Systematically evaluating hypotheses

Proximity hypothesis

The score_by_proximity_y function evaluates how successfully the proximity hypothesis predicts the layout of scholia for a single page by comparing the model's placement of scholia with their actual recorded positions.

It has optional parameters that allow you to limit the analysis to a specific set of scholia (default: msA, the main scholia of the Venetus A manuscript), and to set a threshhold distance for how close a placement constitutes a successful predicted layout. The threshhold is scaled from 0.0 to 1.0. A threshhold of 1.0 matches anything on the page; a threshhold of 0.0 matches nothing. The default value of 0.1 considers the model's placement successful when its y value falls within 10% of the actual y value.
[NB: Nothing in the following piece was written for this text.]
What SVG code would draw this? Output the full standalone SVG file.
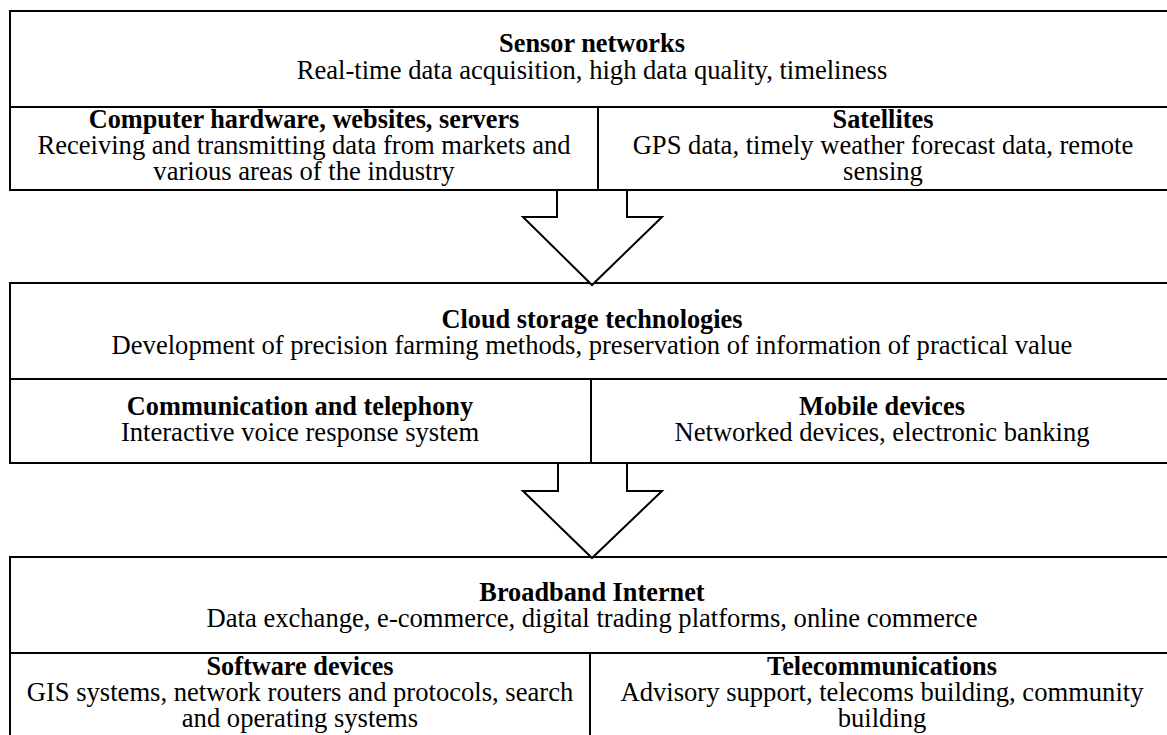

Compare the following examples

score_proximity = score_by_proximity_y(pg; threshhold = 0.1)
PageScore(urn:cite2:hmt:msA.v1:112r, 3, 9)
success_rate(score_proximity)
0.25
score_15 = score_by_proximity_y(pg; threshhold = 0.15)
PageScore(urn:cite2:hmt:msA.v1:112r, 7, 5)
success_rate(score_15)
0.583

Zoned layout hypothesis

The score_by_zones function evaluates how successfully the zoned page layout hypothesis predicts the layout of scholia for a single page by comparing the model's placement of scholia with their actual recorded positions.

score_zones = score_by_zones(pg)
PageScore(urn:cite2:hmt:msA.v1:112r, 6, 6)
success_rate(score_zones)
0.5

Caveats

Missing data for even a single scholion on a page can skew the model's results.